Carmi Margalit, a rating analyst at Standard & Poor’s Ratings Services, gave that assessment Tuesday at an S&P press briefing.

S&P has been publishing 2014 market forecasts.

In the U.S. life outlook report, analysts note that low interest rates have prompted life insurers to suspend sales of LTCI and some other products that depend heavily on interest-linked earnings.

“The potential benefits of a sharp rise in interest rates include the opportunity for higher new money rates, particularly for long-tailed in-force lines, such as long-term care and long-term disability insurance,” the analysts write.

But, for now, the level of competition is much stronger in the LTD market than in the LTCI market.

Like LTCI issuers, LTD issuers have increased prices to compensate for lower investment yields, but the number of significant LTD players is about the same as it was a few years ago, Margalit said.

In some ways, the LTD market is similar to the LTCI market. Working-age consumers use LTD to guard against the possibility that health problems could interfere with their ability to work.

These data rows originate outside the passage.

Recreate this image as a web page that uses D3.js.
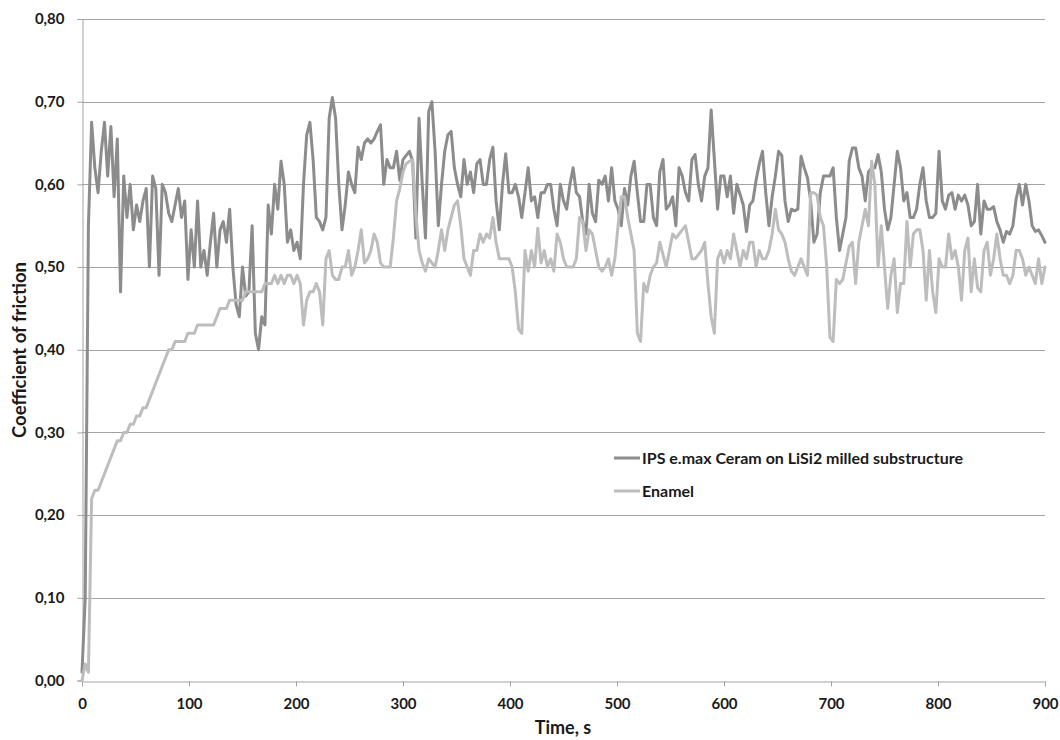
<!DOCTYPE html>
<html>
<head>
<meta charset="utf-8">
<script src="https://cdn.jsdelivr.net/npm/d3@7"></script>
<style>
  body { margin: 0; background: #fff; }
  text { font-family: Lato, "Open Sans", sans-serif; font-weight: bold; fill: #1a1a1a; }
</style>
</head>
<body>
<svg id="chart" width="1060" height="740"></svg>
<script>
// sampling step of the recorded series, seconds
var timeStep = 3;

var seriesNames = ["IPS e.max Ceram on LiSi2 milled substructure", "Enamel"];

var ipsValues = [
  0.01, 0.10, 0.55, 0.675, 0.62, 0.59, 0.64, 0.675, 0.61, 0.67,
  0.585, 0.655, 0.47, 0.61, 0.56, 0.60, 0.545, 0.575, 0.555, 0.58,
  0.595, 0.50, 0.61, 0.595, 0.49, 0.60, 0.59, 0.565, 0.555, 0.575,
  0.595, 0.56, 0.58, 0.485, 0.545, 0.50, 0.58, 0.50, 0.52, 0.49,
  0.53, 0.565, 0.50, 0.545, 0.555, 0.53, 0.57, 0.50, 0.455, 0.44,
  0.50, 0.465, 0.47, 0.55, 0.42, 0.40, 0.44, 0.43, 0.575, 0.54,
  0.60, 0.57, 0.628, 0.60, 0.53, 0.545, 0.52, 0.53, 0.51, 0.60,
  0.66, 0.675, 0.63, 0.56, 0.555, 0.545, 0.56, 0.68, 0.705, 0.68,
  0.60, 0.545, 0.575, 0.615, 0.60, 0.59, 0.645, 0.63, 0.65, 0.655,
  0.65, 0.655, 0.664, 0.672, 0.60, 0.63, 0.62, 0.62, 0.64, 0.605,
  0.63, 0.635, 0.64, 0.628, 0.535, 0.68, 0.60, 0.535, 0.688, 0.70,
  0.64, 0.55, 0.60, 0.64, 0.66, 0.664, 0.62, 0.60, 0.585, 0.63,
  0.60, 0.615, 0.59, 0.625, 0.63, 0.60, 0.60, 0.63, 0.645, 0.58,
  0.545, 0.60, 0.637, 0.59, 0.59, 0.60, 0.585, 0.56, 0.59, 0.62,
  0.58, 0.585, 0.56, 0.59, 0.59, 0.60, 0.60, 0.57, 0.55, 0.60,
  0.58, 0.57, 0.60, 0.62, 0.59, 0.585, 0.555, 0.54, 0.60, 0.565,
  0.555, 0.605, 0.60, 0.61, 0.58, 0.62, 0.58, 0.57, 0.55, 0.595,
  0.575, 0.61, 0.628, 0.59, 0.555, 0.555, 0.60, 0.60, 0.56, 0.55,
  0.615, 0.63, 0.57, 0.575, 0.585, 0.55, 0.62, 0.61, 0.59, 0.58,
  0.63, 0.636, 0.60, 0.58, 0.61, 0.62, 0.69, 0.63, 0.57, 0.61,
  0.61, 0.585, 0.61, 0.565, 0.60, 0.588, 0.575, 0.543, 0.575, 0.58,
  0.605, 0.625, 0.64, 0.59, 0.55, 0.585, 0.61, 0.64, 0.635, 0.58,
  0.555, 0.57, 0.568, 0.57, 0.634, 0.62, 0.608, 0.58, 0.53, 0.54,
  0.59, 0.61, 0.61, 0.61, 0.62, 0.56, 0.52, 0.54, 0.56, 0.628,
  0.644, 0.644, 0.62, 0.61, 0.58, 0.615, 0.62, 0.62, 0.636, 0.615,
  0.57, 0.545, 0.56, 0.60, 0.64, 0.62, 0.58, 0.59, 0.56, 0.56,
  0.57, 0.60, 0.62, 0.58, 0.56, 0.56, 0.565, 0.64, 0.58, 0.57,
  0.587, 0.59, 0.57, 0.587, 0.58, 0.587, 0.575, 0.55, 0.555, 0.60,
  0.54, 0.58, 0.57, 0.57, 0.573, 0.555, 0.545, 0.53, 0.543, 0.54,
  0.55, 0.582, 0.60, 0.575, 0.60, 0.58, 0.55, 0.543, 0.545, 0.538,
  0.53
];

var enamelValues = [
  0.00, 0.02, 0.01, 0.22, 0.23, 0.23, 0.24, 0.25, 0.26, 0.27,
  0.28, 0.29, 0.29, 0.30, 0.30, 0.31, 0.31, 0.32, 0.32, 0.33,
  0.33, 0.34, 0.35, 0.36, 0.37, 0.38, 0.39, 0.40, 0.40, 0.41,
  0.41, 0.41, 0.41, 0.42, 0.42, 0.42, 0.43, 0.43, 0.43, 0.43,
  0.43, 0.43, 0.44, 0.45, 0.45, 0.45, 0.46, 0.46, 0.46, 0.46,
  0.46, 0.47, 0.47, 0.47, 0.47, 0.47, 0.47, 0.48, 0.48, 0.48,
  0.49, 0.48, 0.49, 0.48, 0.49, 0.49, 0.48, 0.49, 0.48, 0.43,
  0.46, 0.47, 0.47, 0.48, 0.47, 0.43, 0.51, 0.52, 0.49, 0.485,
  0.485, 0.50, 0.50, 0.52, 0.49, 0.50, 0.52, 0.545, 0.505, 0.51,
  0.52, 0.54, 0.53, 0.505, 0.50, 0.50, 0.50, 0.535, 0.58, 0.595,
  0.615, 0.625, 0.628, 0.63, 0.565, 0.52, 0.505, 0.495, 0.51, 0.505,
  0.50, 0.52, 0.545, 0.52, 0.545, 0.56, 0.575, 0.58, 0.55, 0.51,
  0.50, 0.49, 0.52, 0.52, 0.54, 0.53, 0.54, 0.535, 0.56, 0.53,
  0.51, 0.51, 0.51, 0.51, 0.50, 0.47, 0.425, 0.42, 0.52, 0.495,
  0.52, 0.50, 0.547, 0.505, 0.52, 0.50, 0.51, 0.495, 0.54, 0.53,
  0.51, 0.50, 0.50, 0.50, 0.51, 0.56, 0.555, 0.52, 0.545, 0.54,
  0.52, 0.50, 0.495, 0.50, 0.51, 0.49, 0.51, 0.55, 0.585, 0.585,
  0.56, 0.54, 0.52, 0.42, 0.41, 0.48, 0.47, 0.49, 0.50, 0.505,
  0.53, 0.515, 0.50, 0.52, 0.54, 0.535, 0.54, 0.545, 0.55, 0.53,
  0.51, 0.51, 0.515, 0.52, 0.53, 0.48, 0.44, 0.42, 0.51, 0.52,
  0.505, 0.52, 0.51, 0.54, 0.52, 0.50, 0.52, 0.51, 0.53, 0.53,
  0.50, 0.52, 0.51, 0.51, 0.52, 0.54, 0.57, 0.545, 0.54, 0.53,
  0.51, 0.495, 0.49, 0.50, 0.51, 0.50, 0.49, 0.59, 0.59, 0.587,
  0.56, 0.55, 0.50, 0.415, 0.41, 0.485, 0.48, 0.485, 0.505, 0.525,
  0.53, 0.48, 0.53, 0.55, 0.57, 0.55, 0.628, 0.60, 0.50, 0.55,
  0.50, 0.45, 0.49, 0.51, 0.445, 0.48, 0.48, 0.555, 0.50, 0.54,
  0.545, 0.545, 0.52, 0.46, 0.52, 0.47, 0.445, 0.51, 0.50, 0.50,
  0.54, 0.51, 0.52, 0.50, 0.46, 0.52, 0.535, 0.47, 0.51, 0.475,
  0.47, 0.52, 0.53, 0.49, 0.51, 0.54, 0.51, 0.49, 0.49, 0.48,
  0.49, 0.52, 0.52, 0.51, 0.49, 0.50, 0.49, 0.48, 0.51, 0.48,
  0.50
];

var xTicks = [0, 100, 200, 300, 400, 500, 600, 700, 800, 900];
var yTicks = [0, 0.1, 0.2, 0.3, 0.4, 0.5, 0.6, 0.7, 0.8];

var seriesColors = ["#8c8c8c", "#bdbdbd"];

var svg = d3.select("#chart");
var margin = { left: 82, right: 15, top: 19, bottom: 59.5 };
var width = +svg.attr("width");
var height = +svg.attr("height");

var x = d3.scaleLinear()
          .domain([0, 900])
          .range([margin.left, width - margin.right]);

var y = d3.scaleLinear()
          .domain([0, 0.8])
          .range([height - margin.bottom, margin.top]);

var comma = d3.formatLocale({ decimal: ",", thousands: ".", grouping: [3], currency: ["", ""] });
var yFormat = comma.format(".2f");

// horizontal gridlines
svg.append("g")
    .selectAll("line")
    .data(yTicks.slice(1))
    .enter()
    .append("line")
      .attr("x1", x(0))
      .attr("x2", x(900))
      .attr("y1", d => Math.round(y(d)) + 0.5)
      .attr("y2", d => Math.round(y(d)) + 0.5)
      .attr("stroke", "#a3a3a3")
      .attr("stroke-width", 1);

var yAxis = svg.append("g")
    .attr("transform", "translate(" + (margin.left + 0.5) + ",0)")
    .call(d3.axisLeft(y).tickValues(yTicks).tickFormat(yFormat).tickSize(5).tickPadding(13));

var xAxis = svg.append("g")
    .attr("transform", "translate(0," + (Math.round(y(0)) + 0.5) + ")")
    .call(d3.axisBottom(x).tickValues(xTicks).tickFormat(d3.format("d")).tickSize(5).tickPadding(12));

[yAxis, xAxis].forEach(g => {
  g.select(".domain").attr("stroke", "#a3a3a3");
  g.selectAll(".tick line").attr("stroke", "#a3a3a3");
  g.selectAll(".tick text")
      .attr("font-size", "15px")
      .attr("font-family", "Lato, sans-serif")
      .attr("font-weight", "bold")
      .attr("fill", "#1a1a1a");
});

var line = d3.line()
             .x((d, i) => x(i * timeStep))
             .y(d => y(d));

[ipsValues, enamelValues].forEach((values, k) => {
  svg.append("path")
      .datum(values)
      .attr("d", line)
      .attr("fill", "none")
      .attr("stroke", seriesColors[k])
      .attr("stroke-width", 3)
      .attr("stroke-linejoin", "round")
      .attr("stroke-linecap", "round");
});

// legend
var legend = svg.append("g")
    .selectAll("g")
    .data(seriesNames)
    .enter()
    .append("g")
      .attr("transform", (d, i) => "translate(614," + (458 + i * 33) + ")");

legend.append("line")
    .attr("x1", 0)
    .attr("x2", 26)
    .attr("stroke", (d, i) => seriesColors[i])
    .attr("stroke-width", 3);

legend.append("text")
    .attr("x", 28)
    .attr("dy", "0.35em")
    .attr("font-size", "16px")
    .text(d => d);

// axis titles
svg.append("text")
    .attr("x", 563)
    .attr("y", 734)
    .attr("font-size", "18px")
    .style("text-anchor", "middle")
    .text("Time, s");

svg.append("text")
    .attr("transform", "translate(26,350) rotate(-90)")
    .attr("font-size", "18.5px")
    .style("text-anchor", "middle")
    .text("Coefficient of friction");
</script>
</body>
</html>
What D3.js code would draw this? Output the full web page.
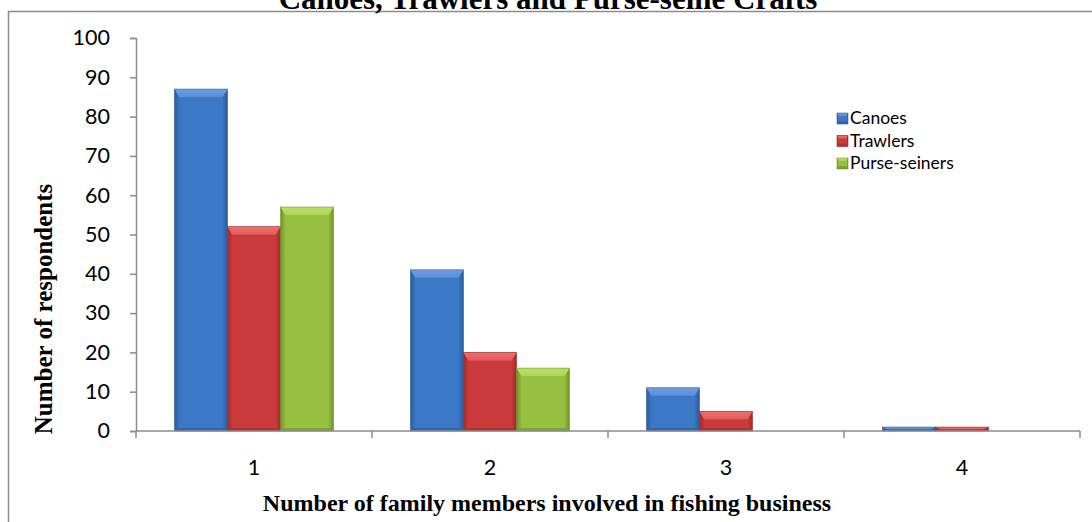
<!DOCTYPE html>
<html>
<head>
<meta charset="utf-8">
<script src="https://cdn.jsdelivr.net/npm/d3@7"></script>
<style>
  html, body { margin: 0; padding: 0; background: #fff; }
  svg { display: block; }
</style>
</head>
<body>
<svg id="chart" width="1092" height="522"></svg>
<script>
// Respondents by number of family members involved in fishing, per craft type
const categories = ["1", "2", "3", "4"];
const seriesNames = ["Canoes", "Trawlers", "Purse-seiners"];
const canoes = [87, 41, 11, 1];
const trawlers = [52, 20, 5, 1];
const purseSeiners = [57, 16, 0, 0];
const yTicks = [0, 10, 20, 30, 40, 50, 60, 70, 80, 90, 100];

const titleText = "Canoes, Trawlers and Purse-seine Crafts";
const xTitle = "Number of family members involved in fishing business";
const yTitle = "Number of respondents";

const seriesValues = [canoes, trawlers, purseSeiners];
const palette = [
  { base: "#3b78c6", light: "#6f9fe2", dark: "#2b5c9c", top: "#5a8ed6" },
  { base: "#cc3b3b", light: "#ec7070", dark: "#a02a2a", top: "#e05c5c" },
  { base: "#97c040", light: "#bde066", dark: "#6f9328", top: "#aed459" }
];

const svg = d3.select("#chart");
const plot = { left: 136, right: 1080, top: 38, bottom: 431 };

const x0 = d3.scaleBand().domain(categories).range([plot.left, plot.right]).paddingInner(0).paddingOuter(0);
const groupPad = 0.163;
const x1 = d3.scaleBand().domain(seriesNames)
  .range([x0.bandwidth() * groupPad, x0.bandwidth() * (1 - groupPad)]);
const y = d3.scaleLinear().domain([0, 100]).range([plot.bottom, plot.top]);

// gradients per series
const defs = svg.append("defs");
palette.forEach((p, i) => {
  const g = defs.append("linearGradient").attr("id", "grad" + i)
    .attr("x1", "0").attr("x2", "1").attr("y1", "0").attr("y2", "0");
  g.append("stop").attr("offset", "0%").attr("stop-color", p.dark);
  g.append("stop").attr("offset", "10%").attr("stop-color", p.base);
  g.append("stop").attr("offset", "50%").attr("stop-color", p.base);
  g.append("stop").attr("offset", "90%").attr("stop-color", p.base);
  g.append("stop").attr("offset", "100%").attr("stop-color", p.dark);
  const t = defs.append("linearGradient").attr("id", "top" + i)
    .attr("x1", "0").attr("x2", "0").attr("y1", "0").attr("y2", "1");
  t.append("stop").attr("offset", "0%").attr("stop-color", p.light);
  t.append("stop").attr("offset", "100%").attr("stop-color", p.top);
});

// outer chart border
svg.append("rect").attr("x", 8.5).attr("y", 11.5).attr("width", 1100).attr("height", 530)
  .attr("fill", "none").attr("stroke", "#8c8c8c").attr("stroke-width", 1.5);

// title (sits partly above the frame)
svg.append("text").attr("x", 548).attr("y", 9)
  .attr("text-anchor", "middle")
  .attr("font-family", "'Liberation Serif', 'Times New Roman', serif")
  .attr("font-weight", "bold").attr("font-size", 31)
  .text(titleText);

// beveled bar
function drawBar(g, bx, by, w, h, si, bevel) {
  if (h <= 0) return;
  const p = palette[si];
  const b = Math.min(bevel, h / 2);
  const s = Math.min(bevel * 0.6, w / 4);
  g.append("rect").attr("x", bx).attr("y", by).attr("width", w).attr("height", h)
    .attr("fill", `url(#grad${si})`);
  // top bevel
  g.append("polygon")
    .attr("points", [[bx, by], [bx + w, by], [bx + w - s, by + b], [bx + s, by + b]].map(d => d.join(",")).join(" "))
    .attr("fill", `url(#top${si})`);
  // bottom bevel
  const bb = Math.min(3, h / 3);
  g.append("polygon")
    .attr("points", [[bx, by + h], [bx + w, by + h], [bx + w - s, by + h - bb], [bx + s, by + h - bb]].map(d => d.join(",")).join(" "))
    .attr("fill", p.dark).attr("opacity", 0.6);
  g.append("rect").attr("x", bx).attr("y", by).attr("width", w).attr("height", h)
    .attr("fill", "none").attr("stroke", p.dark).attr("stroke-width", 0.8).attr("stroke-opacity", 0.7);
}

const bars = svg.append("g");
categories.forEach((c, ci) => {
  seriesNames.forEach((sn, si) => {
    const v = seriesValues[si][ci];
    const bx = x0(c) + x1(sn);
    drawBar(bars, bx, y(v), x1.bandwidth(), y(0) - y(v), si, 8);
  });
});

// y axis
const yAxis = d3.axisLeft(y).tickValues(yTicks).tickSize(6).tickPadding(20);
const gy = svg.append("g").attr("transform", `translate(${plot.left},0)`).call(yAxis);
gy.select(".domain").attr("stroke", "#8c8c8c").attr("stroke-width", 1.5);
gy.selectAll(".tick line").attr("stroke", "#8c8c8c").attr("stroke-width", 1.5);
gy.selectAll(".tick text").attr("font-family", "Lato, 'Open Sans', sans-serif")
  .attr("font-size", 21.5).attr("fill", "#000");

// x axis
const gx = svg.append("g").attr("transform", `translate(0,${plot.bottom})`);
gx.append("line").attr("x1", plot.left).attr("x2", plot.right).attr("y1", 0).attr("y2", 0)
  .attr("stroke", "#8c8c8c").attr("stroke-width", 1.5);
const boundaries = categories.map(c => x0(c)).concat([plot.right]);
gx.selectAll("line.tick").data(boundaries).enter().append("line")
  .attr("class", "tick")
  .attr("x1", d => d).attr("x2", d => d).attr("y1", 0).attr("y2", 7)
  .attr("stroke", "#8c8c8c").attr("stroke-width", 1.5);
gx.selectAll("text.lbl").data(categories).enter().append("text")
  .attr("class", "lbl")
  .attr("x", d => x0(d) + x0.bandwidth() / 2).attr("y", 44)
  .attr("text-anchor", "middle")
  .attr("font-family", "Lato, 'Open Sans', sans-serif").attr("font-size", 21.5)
  .text(d => d);

// axis titles
svg.append("text").attr("x", 547).attr("y", 511).attr("text-anchor", "middle")
  .attr("font-family", "'Liberation Serif', 'Times New Roman', serif")
  .attr("font-weight", "bold").attr("font-size", 24)
  .text(xTitle);
svg.append("text").attr("transform", "translate(52,309) rotate(-90)")
  .attr("text-anchor", "middle")
  .attr("font-family", "'Liberation Serif', 'Times New Roman', serif")
  .attr("font-weight", "bold").attr("font-size", 25)
  .text(yTitle);

// legend
const legend = svg.append("g").attr("transform", "translate(837,118)");
seriesNames.forEach((sn, i) => {
  const g = legend.append("g").attr("transform", `translate(0,${i * 22.5})`);
  drawBar(g, 0, -5, 11, 11, i, 3);
  g.append("text").attr("x", 13).attr("y", 0).attr("dy", "0.35em")
    .attr("font-family", "Lato, 'Open Sans', sans-serif").attr("font-size", 17.5)
    .text(sn);
});
</script>
</body>
</html>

Older workers and retirees use LTCI to protect themselves against the possibility that the same types of health problems could lead to a need for home health care or nursing home care.

But “there are different pricing dynamics,” Margalit said.

Regulators have been relatively open to LTD price increases, but, historically, regulators have put tight restrictions on insurers’ ability to raise LTCI rates, Margalit said.

Some people involved in the LTCI community and the public long-term care (LTC) policy community have talked about boosting, supplementing or replacing private LTCI with new, government-backed or government-run LTC financing programs, such as reinsurance for private LTCI carriers, or public limited-benefit LTC programs.

So far, though, no one has been serious enough about those proposals to ask S&P to look them over, Margalit said.